## DATASET EXTRACT
------------
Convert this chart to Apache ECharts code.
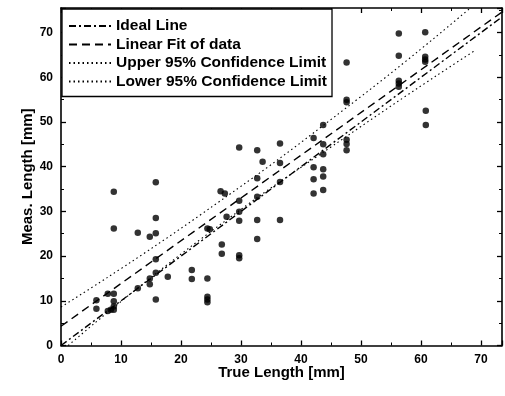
<!DOCTYPE html>
<html>
<head>
<meta charset="utf-8">
<script src="https://cdn.jsdelivr.net/npm/echarts@6/dist/echarts.min.js"></script>
<style>
  html, body { margin: 0; background: #fff; }
  #chart { width: 505px; height: 396px; }
</style>
</head>
<body>
<div id="chart"></div>
<script>
// measured points (true length, measured length) in mm
var trueLen = [
  5.9, 5.9, 7.8, 8.8, 8.8, 8.8, 8.3, 8.8, 7.8, 8.8, 8.8,
  12.8, 12.8, 14.8, 14.8, 14.8,
  15.8, 15.8, 15.8, 15.8, 15.8, 15.8, 17.8, 21.8, 21.8,
  24.4, 24.8, 24.4, 24.4, 24.4, 24.4,
  26.6, 27.3, 27.6, 26.8, 26.8,
  29.7, 29.7, 29.7, 29.7, 29.7, 29.7,
  32.7, 32.7, 32.7, 32.7, 32.7, 33.6,
  36.5, 36.5, 36.5, 36.5,
  42.1, 42.1, 42.1, 42.1,
  43.7, 43.7, 43.7, 43.7, 43.7, 43.7,
  47.6, 47.6, 47.6, 47.6, 47.6, 47.6,
  56.3, 56.3, 56.3, 56.3, 56.3,
  60.7, 60.7, 60.7, 60.7, 60.8, 60.8
];
var measLen = [
  10.1, 8.2, 11.6, 11.6, 9.9, 8.7, 8.0, 8.0, 7.7, 34.4, 26.2,
  25.2, 12.8, 24.3, 15.0, 13.7,
  36.5, 28.5, 25.1, 19.3, 16.3, 10.3, 15.4, 16.9, 14.9,
  26.2, 26.0, 15.0, 10.9, 10.3, 9.7,
  34.5, 34.0, 28.8, 22.6, 20.5,
  44.3, 32.4, 29.9, 27.9, 20.2, 19.5,
  43.7, 37.4, 33.3, 28.1, 23.8, 41.1,
  45.2, 40.8, 36.6, 28.1,
  46.4, 39.9, 37.2, 34.0,
  49.3, 45.0, 42.8, 39.4, 37.8, 34.8,
  63.3, 55.0, 54.4, 46.0, 45.1, 43.7,
  69.8, 64.8, 59.2, 58.6, 57.9,
  70.1, 64.6, 64.0, 63.5, 52.5, 49.3
];

var idealX = [0, 73.5];
var idealY = [0, 73.5];
var fitX = [0, 73.5];
var fitY = [4.3, 74.6];
var upperX = [0, 23, 50, 68.3];
var upperY = [8.6, 29, 55.7, 75.6];
var lowerX = [1.2, 23, 50, 69];
var lowerY = [0, 23.5, 49, 66];

var seriesNames = [
  "Ideal Line",
  "Linear Fit of data",
  "Upper 95% Confidence Limit",
  "Lower 95% Confidence Limit"
];

var xMax = 73.5;
var yMax = 75.5;
var font = "'Liberation Sans', Arial, sans-serif";

function pairs(xs, ys) {
  return xs.map(function (x, i) {
    return [x, ys[i]];
  });
}

function makeAxis(pos, max, showLabels, name, nameGap) {
  return {
    type: "value",
    position: pos,
    min: 0,
    max: max,
    interval: 10,
    name: showLabels ? name : "",
    nameLocation: "middle",
    nameGap: nameGap,
    nameMoveOverlap: false,
    nameTextStyle: { color: "#000", fontSize: 15, fontWeight: "bold", fontFamily: font },
    axisLine: { show: true, onZero: false, lineStyle: { color: "#000", width: 1.6 } },
    axisTick: { show: true, inside: true, length: 5, lineStyle: { color: "#000", width: 1.3 } },
    minorTick: { show: true, splitNumber: 2, length: 3, lineStyle: { color: "#000", width: 1 } },
    axisLabel: {
      show: showLabels,
      showMaxLabel: false,
      margin: 8,
      color: "#000",
      fontSize: 12,
      fontWeight: "bold",
      fontFamily: font
    },
    splitLine: { show: false }
  };
}

function lineSeries(name, xs, ys, dash, width, smooth) {
  return {
    name: name,
    type: "line",
    data: pairs(xs, ys),
    symbol: "none",
    smooth: smooth,
    xAxisIndex: 0,
    yAxisIndex: 0,
    itemStyle: { color: "#000" },
    lineStyle: { color: "#000", width: width, type: dash },
    z: 2
  };
}

var chart = echarts.init(document.getElementById("chart"));
var option = {
  animation: false,
  backgroundColor: "#fff",
  grid: { left: 61, right: 3, top: 8, bottom: 50.5 },
  xAxis: [
    makeAxis("bottom", xMax, true, "True Length [mm]", 20),
    makeAxis("top", xMax, false, "", 0)
  ],
  yAxis: [
    makeAxis("left", yMax, true, "Meas. Length [mm]", 26),
    makeAxis("right", yMax, false, "", 0)
  ],
  legend: {
    data: seriesNames,
    orient: "vertical",
    left: 62,
    top: 9,
    padding: [9, 5, 7, 6],
    itemWidth: 42,
    itemHeight: 15,
    itemGap: 2.5,
    backgroundColor: "#fff",
    borderColor: "#000",
    borderWidth: 1.3,
    borderRadius: 0,
    itemStyle: { opacity: 0 },
    textStyle: { color: "#000", fontSize: 15.5, fontWeight: "bold", fontFamily: font }
  },
  series: [
    lineSeries(seriesNames[0], idealX, idealY, [7, 3, 2, 3], 1.4, false),
    lineSeries(seriesNames[1], fitX, fitY, [8, 5], 1.4, false),
    lineSeries(seriesNames[2], upperX, upperY, [1.5, 3], 1.1, true),
    lineSeries(seriesNames[3], lowerX, lowerY, [1.5, 3], 1.1, true),
    {
      name: "data",
      type: "scatter",
      data: pairs(trueLen, measLen),
      symbol: "circle",
      symbolSize: 6.5,
      itemStyle: { color: "#000" },
      z: 3
    }
  ]
};
chart.setOption(option);
</script>
</body>
</html>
------------
## WHAT YOU HAVE TO DO
Each line above is to be copied verbatim. Drop any image from the copy.

## RESULT OF THE TASK
Convert this chart to Apache ECharts code.
<!DOCTYPE html>
<html>
<head>
<meta charset="utf-8">
<script src="https://cdn.jsdelivr.net/npm/echarts@6/dist/echarts.min.js"></script>
<style>
  html, body { margin: 0; background: #fff; }
  #chart { width: 505px; height: 396px; }
</style>
</head>
<body>
<div id="chart"></div>
<script>
// measured points (true length, measured length) in mm
var trueLen = [
  5.9, 5.9, 7.8, 8.8, 8.8, 8.8, 8.3, 8.8, 7.8, 8.8, 8.8,
  12.8, 12.8, 14.8, 14.8, 14.8,
  15.8, 15.8, 15.8, 15.8, 15.8, 15.8, 17.8, 21.8, 21.8,
  24.4, 24.8, 24.4, 24.4, 24.4, 24.4,
  26.6, 27.3, 27.6, 26.8, 26.8,
  29.7, 29.7, 29.7, 29.7, 29.7, 29.7,
  32.7, 32.7, 32.7, 32.7, 32.7, 33.6,
  36.5, 36.5, 36.5, 36.5,
  42.1, 42.1, 42.1, 42.1,
  43.7, 43.7, 43.7, 43.7, 43.7, 43.7,
  47.6, 47.6, 47.6, 47.6, 47.6, 47.6,
  56.3, 56.3, 56.3, 56.3, 56.3,
  60.7, 60.7, 60.7, 60.7, 60.8, 60.8
];
var measLen = [
  10.1, 8.2, 11.6, 11.6, 9.9, 8.7, 8.0, 8.0, 7.7, 34.4, 26.2,
  25.2, 12.8, 24.3, 15.0, 13.7,
  36.5, 28.5, 25.1, 19.3, 16.3, 10.3, 15.4, 16.9, 14.9,
  26.2, 26.0, 15.0, 10.9, 10.3, 9.7,
  34.5, 34.0, 28.8, 22.6, 20.5,
  44.3, 32.4, 29.9, 27.9, 20.2, 19.5,
  43.7, 37.4, 33.3, 28.1, 23.8, 41.1,
  45.2, 40.8, 36.6, 28.1,
  46.4, 39.9, 37.2, 34.0,
  49.3, 45.0, 42.8, 39.4, 37.8, 34.8,
  63.3, 55.0, 54.4, 46.0, 45.1, 43.7,
  69.8, 64.8, 59.2, 58.6, 57.9,
  70.1, 64.6, 64.0, 63.5, 52.5, 49.3
];

var idealX = [0, 73.5];
var idealY = [0, 73.5];
var fitX = [0, 73.5];
var fitY = [4.3, 74.6];
var upperX = [0, 23, 50, 68.3];
var upperY = [8.6, 29, 55.7, 75.6];
var lowerX = [1.2, 23, 50, 69];
var lowerY = [0, 23.5, 49, 66];

var seriesNames = [
  "Ideal Line",
  "Linear Fit of data",
  "Upper 95% Confidence Limit",
  "Lower 95% Confidence Limit"
];

var xMax = 73.5;
var yMax = 75.5;
var font = "'Liberation Sans', Arial, sans-serif";

function pairs(xs, ys) {
  return xs.map(function (x, i) {
    return [x, ys[i]];
  });
}

function makeAxis(pos, max, showLabels, name, nameGap) {
  return {
    type: "value",
    position: pos,
    min: 0,
    max: max,
    interval: 10,
    name: showLabels ? name : "",
    nameLocation: "middle",
    nameGap: nameGap,
    nameMoveOverlap: false,
    nameTextStyle: { color: "#000", fontSize: 15, fontWeight: "bold", fontFamily: font },
    axisLine: { show: true, onZero: false, lineStyle: { color: "#000", width: 1.6 } },
    axisTick: { show: true, inside: true, length: 5, lineStyle: { color: "#000", width: 1.3 } },
    minorTick: { show: true, splitNumber: 2, length: 3, lineStyle: { color: "#000", width: 1 } },
    axisLabel: {
      show: showLabels,
      showMaxLabel: false,
      margin: 8,
      color: "#000",
      fontSize: 12,
      fontWeight: "bold",
      fontFamily: font
    },
    splitLine: { show: false }
  };
}

function lineSeries(name, xs, ys, dash, width, smooth) {
  return {
    name: name,
    type: "line",
    data: pairs(xs, ys),
    symbol: "none",
    smooth: smooth,
    xAxisIndex: 0,
    yAxisIndex: 0,
    itemStyle: { color: "#000" },
    lineStyle: { color: "#000", width: width, type: dash },
    z: 2
  };
}

var chart = echarts.init(document.getElementById("chart"));
var option = {
  animation: false,
  backgroundColor: "#fff",
  grid: { left: 61, right: 3, top: 8, bottom: 50.5 },
  xAxis: [
    makeAxis("bottom", xMax, true, "True Length [mm]", 20),
    makeAxis("top", xMax, false, "", 0)
  ],
  yAxis: [
    makeAxis("left", yMax, true, "Meas. Length [mm]", 26),
    makeAxis("right", yMax, false, "", 0)
  ],
  legend: {
    data: seriesNames,
    orient: "vertical",
    left: 62,
    top: 9,
    padding: [9, 5, 7, 6],
    itemWidth: 42,
    itemHeight: 15,
    itemGap: 2.5,
    backgroundColor: "#fff",
    borderColor: "#000",
    borderWidth: 1.3,
    borderRadius: 0,
    itemStyle: { opacity: 0 },
    textStyle: { color: "#000", fontSize: 15.5, fontWeight: "bold", fontFamily: font }
  },
  series: [
    lineSeries(seriesNames[0], idealX, idealY, [7, 3, 2, 3], 1.4, false),
    lineSeries(seriesNames[1], fitX, fitY, [8, 5], 1.4, false),
    lineSeries(seriesNames[2], upperX, upperY, [1.5, 3], 1.1, true),
    lineSeries(seriesNames[3], lowerX, lowerY, [1.5, 3], 1.1, true),
    {
      name: "data",
      type: "scatter",
      data: pairs(trueLen, measLen),
      symbol: "circle",
      symbolSize: 6.5,
      itemStyle: { color: "#000" },
      z: 3
    }
  ]
};
chart.setOption(option);
</script>
</body>
</html>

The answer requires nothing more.